## start
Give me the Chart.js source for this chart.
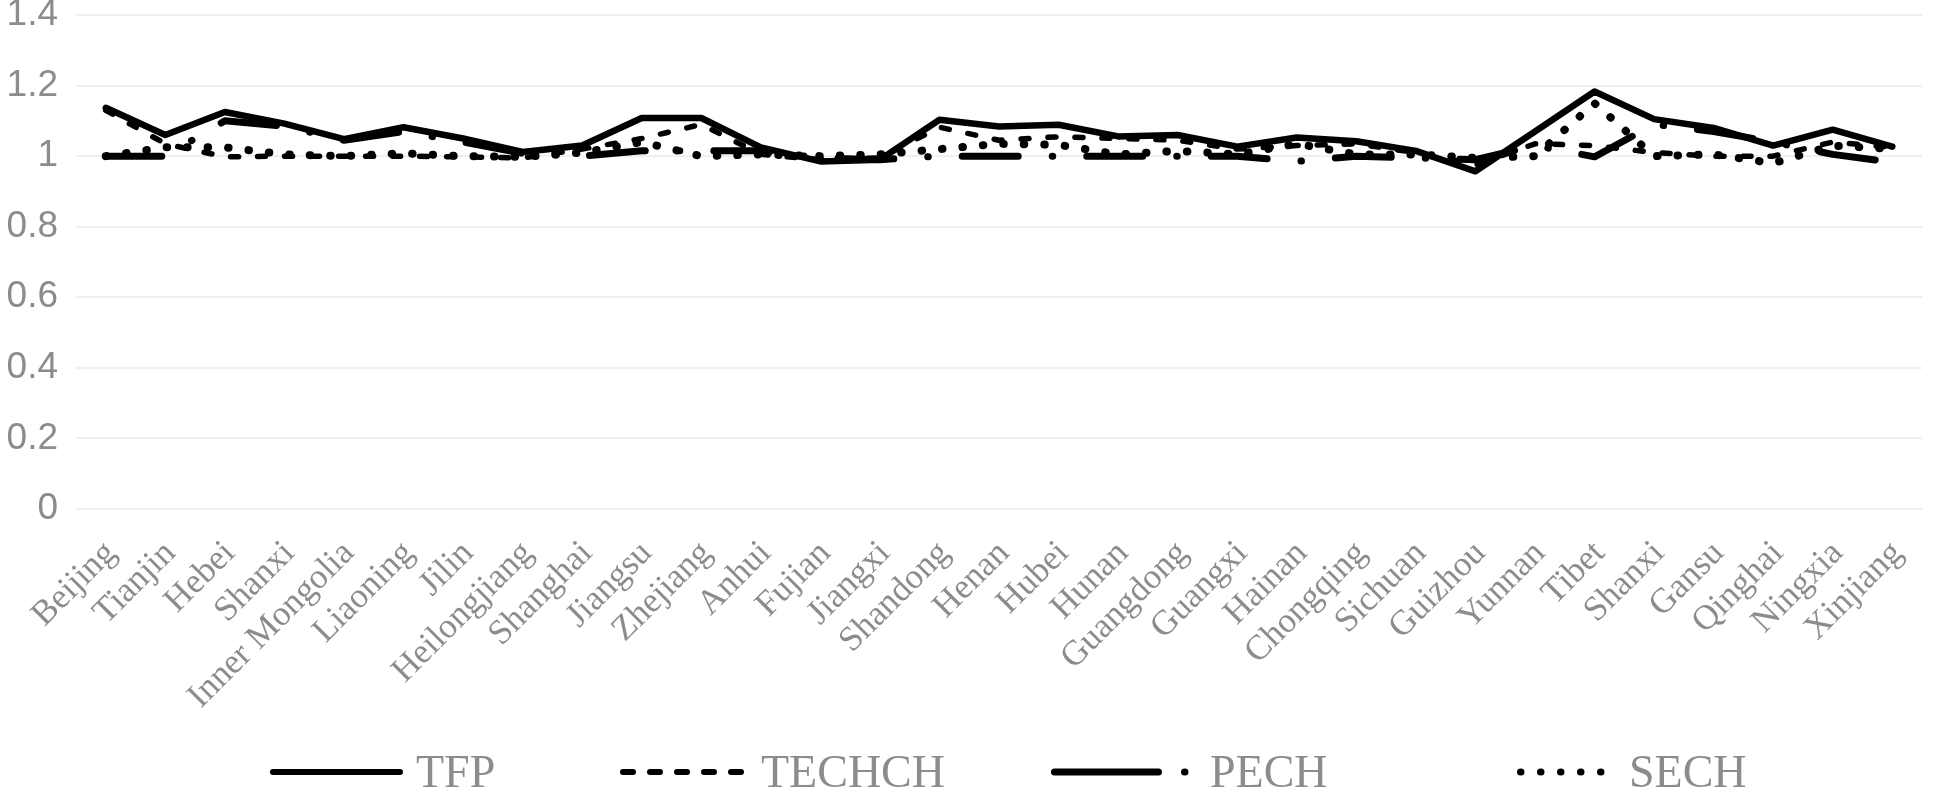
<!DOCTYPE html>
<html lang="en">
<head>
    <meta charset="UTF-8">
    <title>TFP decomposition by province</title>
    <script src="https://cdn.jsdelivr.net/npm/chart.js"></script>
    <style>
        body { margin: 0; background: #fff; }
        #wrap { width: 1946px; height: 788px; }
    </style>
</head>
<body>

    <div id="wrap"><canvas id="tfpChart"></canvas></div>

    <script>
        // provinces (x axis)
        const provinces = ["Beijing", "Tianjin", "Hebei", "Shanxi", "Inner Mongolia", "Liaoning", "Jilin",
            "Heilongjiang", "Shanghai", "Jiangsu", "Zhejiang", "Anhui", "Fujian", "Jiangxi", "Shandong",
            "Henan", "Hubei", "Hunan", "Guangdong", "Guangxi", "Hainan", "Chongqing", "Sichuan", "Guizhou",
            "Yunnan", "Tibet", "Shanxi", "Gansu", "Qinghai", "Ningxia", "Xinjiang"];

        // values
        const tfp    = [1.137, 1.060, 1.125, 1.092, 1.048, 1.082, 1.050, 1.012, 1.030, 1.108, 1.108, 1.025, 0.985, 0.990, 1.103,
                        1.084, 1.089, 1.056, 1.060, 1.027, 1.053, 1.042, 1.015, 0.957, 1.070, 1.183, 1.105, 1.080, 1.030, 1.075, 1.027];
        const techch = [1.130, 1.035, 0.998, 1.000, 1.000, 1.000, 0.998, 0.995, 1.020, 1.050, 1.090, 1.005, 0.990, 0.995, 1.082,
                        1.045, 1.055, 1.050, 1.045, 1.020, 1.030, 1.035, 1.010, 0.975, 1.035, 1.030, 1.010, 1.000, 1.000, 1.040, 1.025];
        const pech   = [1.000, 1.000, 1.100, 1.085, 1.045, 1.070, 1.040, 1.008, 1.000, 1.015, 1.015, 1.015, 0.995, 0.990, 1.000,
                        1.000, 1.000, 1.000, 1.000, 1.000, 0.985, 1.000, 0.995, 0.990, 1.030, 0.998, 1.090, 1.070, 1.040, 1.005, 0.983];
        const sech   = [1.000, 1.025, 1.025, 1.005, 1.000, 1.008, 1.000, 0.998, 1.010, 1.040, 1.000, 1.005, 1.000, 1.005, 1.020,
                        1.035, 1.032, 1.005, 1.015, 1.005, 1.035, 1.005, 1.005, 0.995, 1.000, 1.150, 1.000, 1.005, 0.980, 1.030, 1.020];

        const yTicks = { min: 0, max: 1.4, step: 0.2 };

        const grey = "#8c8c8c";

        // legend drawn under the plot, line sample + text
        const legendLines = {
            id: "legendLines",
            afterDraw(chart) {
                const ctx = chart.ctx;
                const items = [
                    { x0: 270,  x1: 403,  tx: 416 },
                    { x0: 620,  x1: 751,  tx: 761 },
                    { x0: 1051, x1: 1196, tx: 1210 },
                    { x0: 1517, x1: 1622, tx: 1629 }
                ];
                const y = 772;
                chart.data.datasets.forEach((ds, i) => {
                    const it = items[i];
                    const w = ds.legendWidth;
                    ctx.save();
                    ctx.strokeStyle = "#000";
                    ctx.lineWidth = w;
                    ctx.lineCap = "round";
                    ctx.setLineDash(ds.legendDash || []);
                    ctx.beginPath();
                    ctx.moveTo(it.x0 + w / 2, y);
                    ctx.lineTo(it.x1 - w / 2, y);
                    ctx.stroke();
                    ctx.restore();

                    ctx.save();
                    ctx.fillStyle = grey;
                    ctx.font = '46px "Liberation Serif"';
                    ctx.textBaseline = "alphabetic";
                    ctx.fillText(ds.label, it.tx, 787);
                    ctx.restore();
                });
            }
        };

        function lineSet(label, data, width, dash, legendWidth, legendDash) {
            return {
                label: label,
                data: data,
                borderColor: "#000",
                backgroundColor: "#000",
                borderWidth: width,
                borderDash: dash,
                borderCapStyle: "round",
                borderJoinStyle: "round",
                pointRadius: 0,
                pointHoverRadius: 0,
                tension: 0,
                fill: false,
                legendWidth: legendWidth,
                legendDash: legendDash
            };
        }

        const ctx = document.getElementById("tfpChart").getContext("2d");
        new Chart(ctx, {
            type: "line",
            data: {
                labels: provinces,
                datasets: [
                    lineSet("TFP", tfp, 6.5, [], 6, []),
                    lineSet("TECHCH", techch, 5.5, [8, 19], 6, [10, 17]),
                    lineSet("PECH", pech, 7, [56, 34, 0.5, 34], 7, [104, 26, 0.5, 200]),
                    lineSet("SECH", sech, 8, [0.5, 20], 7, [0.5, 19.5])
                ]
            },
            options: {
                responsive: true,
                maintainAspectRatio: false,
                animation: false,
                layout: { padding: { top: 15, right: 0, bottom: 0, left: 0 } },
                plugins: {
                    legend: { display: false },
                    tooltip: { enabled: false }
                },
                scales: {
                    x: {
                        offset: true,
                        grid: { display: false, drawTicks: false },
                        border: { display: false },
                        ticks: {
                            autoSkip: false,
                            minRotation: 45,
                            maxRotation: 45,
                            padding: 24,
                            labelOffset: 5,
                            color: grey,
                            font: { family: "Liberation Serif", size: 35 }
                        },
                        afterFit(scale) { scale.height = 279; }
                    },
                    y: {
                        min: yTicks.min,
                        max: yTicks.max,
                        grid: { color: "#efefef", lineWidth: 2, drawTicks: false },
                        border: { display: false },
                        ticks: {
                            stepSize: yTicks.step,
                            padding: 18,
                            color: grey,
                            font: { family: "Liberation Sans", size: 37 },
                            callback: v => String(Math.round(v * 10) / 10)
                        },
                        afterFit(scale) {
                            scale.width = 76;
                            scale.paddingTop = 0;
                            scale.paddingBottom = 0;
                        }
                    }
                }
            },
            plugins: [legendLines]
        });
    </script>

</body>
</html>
## end
YOUR GOAL:
Omit the pictures and give the material again, exactly and in full.

EXERCISE RESPONSE:
Give me the Chart.js source for this chart.
<!DOCTYPE html>
<html lang="en">
<head>
    <meta charset="UTF-8">
    <title>TFP decomposition by province</title>
    <script src="https://cdn.jsdelivr.net/npm/chart.js"></script>
    <style>
        body { margin: 0; background: #fff; }
        #wrap { width: 1946px; height: 788px; }
    </style>
</head>
<body>

    <div id="wrap"><canvas id="tfpChart"></canvas></div>

    <script>
        // provinces (x axis)
        const provinces = ["Beijing", "Tianjin", "Hebei", "Shanxi", "Inner Mongolia", "Liaoning", "Jilin",
            "Heilongjiang", "Shanghai", "Jiangsu", "Zhejiang", "Anhui", "Fujian", "Jiangxi", "Shandong",
            "Henan", "Hubei", "Hunan", "Guangdong", "Guangxi", "Hainan", "Chongqing", "Sichuan", "Guizhou",
            "Yunnan", "Tibet", "Shanxi", "Gansu", "Qinghai", "Ningxia", "Xinjiang"];

        // values
        const tfp    = [1.137, 1.060, 1.125, 1.092, 1.048, 1.082, 1.050, 1.012, 1.030, 1.108, 1.108, 1.025, 0.985, 0.990, 1.103,
                        1.084, 1.089, 1.056, 1.060, 1.027, 1.053, 1.042, 1.015, 0.957, 1.070, 1.183, 1.105, 1.080, 1.030, 1.075, 1.027];
        const techch = [1.130, 1.035, 0.998, 1.000, 1.000, 1.000, 0.998, 0.995, 1.020, 1.050, 1.090, 1.005, 0.990, 0.995, 1.082,
                        1.045, 1.055, 1.050, 1.045, 1.020, 1.030, 1.035, 1.010, 0.975, 1.035, 1.030, 1.010, 1.000, 1.000, 1.040, 1.025];
        const pech   = [1.000, 1.000, 1.100, 1.085, 1.045, 1.070, 1.040, 1.008, 1.000, 1.015, 1.015, 1.015, 0.995, 0.990, 1.000,
                        1.000, 1.000, 1.000, 1.000, 1.000, 0.985, 1.000, 0.995, 0.990, 1.030, 0.998, 1.090, 1.070, 1.040, 1.005, 0.983];
        const sech   = [1.000, 1.025, 1.025, 1.005, 1.000, 1.008, 1.000, 0.998, 1.010, 1.040, 1.000, 1.005, 1.000, 1.005, 1.020,
                        1.035, 1.032, 1.005, 1.015, 1.005, 1.035, 1.005, 1.005, 0.995, 1.000, 1.150, 1.000, 1.005, 0.980, 1.030, 1.020];

        const yTicks = { min: 0, max: 1.4, step: 0.2 };

        const grey = "#8c8c8c";

        // legend drawn under the plot, line sample + text
        const legendLines = {
            id: "legendLines",
            afterDraw(chart) {
                const ctx = chart.ctx;
                const items = [
                    { x0: 270,  x1: 403,  tx: 416 },
                    { x0: 620,  x1: 751,  tx: 761 },
                    { x0: 1051, x1: 1196, tx: 1210 },
                    { x0: 1517, x1: 1622, tx: 1629 }
                ];
                const y = 772;
                chart.data.datasets.forEach((ds, i) => {
                    const it = items[i];
                    const w = ds.legendWidth;
                    ctx.save();
                    ctx.strokeStyle = "#000";
                    ctx.lineWidth = w;
                    ctx.lineCap = "round";
                    ctx.setLineDash(ds.legendDash || []);
                    ctx.beginPath();
                    ctx.moveTo(it.x0 + w / 2, y);
                    ctx.lineTo(it.x1 - w / 2, y);
                    ctx.stroke();
                    ctx.restore();

                    ctx.save();
                    ctx.fillStyle = grey;
                    ctx.font = '46px "Liberation Serif"';
                    ctx.textBaseline = "alphabetic";
                    ctx.fillText(ds.label, it.tx, 787);
                    ctx.restore();
                });
            }
        };

        function lineSet(label, data, width, dash, legendWidth, legendDash) {
            return {
                label: label,
                data: data,
                borderColor: "#000",
                backgroundColor: "#000",
                borderWidth: width,
                borderDash: dash,
                borderCapStyle: "round",
                borderJoinStyle: "round",
                pointRadius: 0,
                pointHoverRadius: 0,
                tension: 0,
                fill: false,
                legendWidth: legendWidth,
                legendDash: legendDash
            };
        }

        const ctx = document.getElementById("tfpChart").getContext("2d");
        new Chart(ctx, {
            type: "line",
            data: {
                labels: provinces,
                datasets: [
                    lineSet("TFP", tfp, 6.5, [], 6, []),
                    lineSet("TECHCH", techch, 5.5, [8, 19], 6, [10, 17]),
                    lineSet("PECH", pech, 7, [56, 34, 0.5, 34], 7, [104, 26, 0.5, 200]),
                    lineSet("SECH", sech, 8, [0.5, 20], 7, [0.5, 19.5])
                ]
            },
            options: {
                responsive: true,
                maintainAspectRatio: false,
                animation: false,
                layout: { padding: { top: 15, right: 0, bottom: 0, left: 0 } },
                plugins: {
                    legend: { display: false },
                    tooltip: { enabled: false }
                },
                scales: {
                    x: {
                        offset: true,
                        grid: { display: false, drawTicks: false },
                        border: { display: false },
                        ticks: {
                            autoSkip: false,
                            minRotation: 45,
                            maxRotation: 45,
                            padding: 24,
                            labelOffset: 5,
                            color: grey,
                            font: { family: "Liberation Serif", size: 35 }
                        },
                        afterFit(scale) { scale.height = 279; }
                    },
                    y: {
                        min: yTicks.min,
                        max: yTicks.max,
                        grid: { color: "#efefef", lineWidth: 2, drawTicks: false },
                        border: { display: false },
                        ticks: {
                            stepSize: yTicks.step,
                            padding: 18,
                            color: grey,
                            font: { family: "Liberation Sans", size: 37 },
                            callback: v => String(Math.round(v * 10) / 10)
                        },
                        afterFit(scale) {
                            scale.width = 76;
                            scale.paddingTop = 0;
                            scale.paddingBottom = 0;
                        }
                    }
                }
            },
            plugins: [legendLines]
        });
    </script>

</body>
</html>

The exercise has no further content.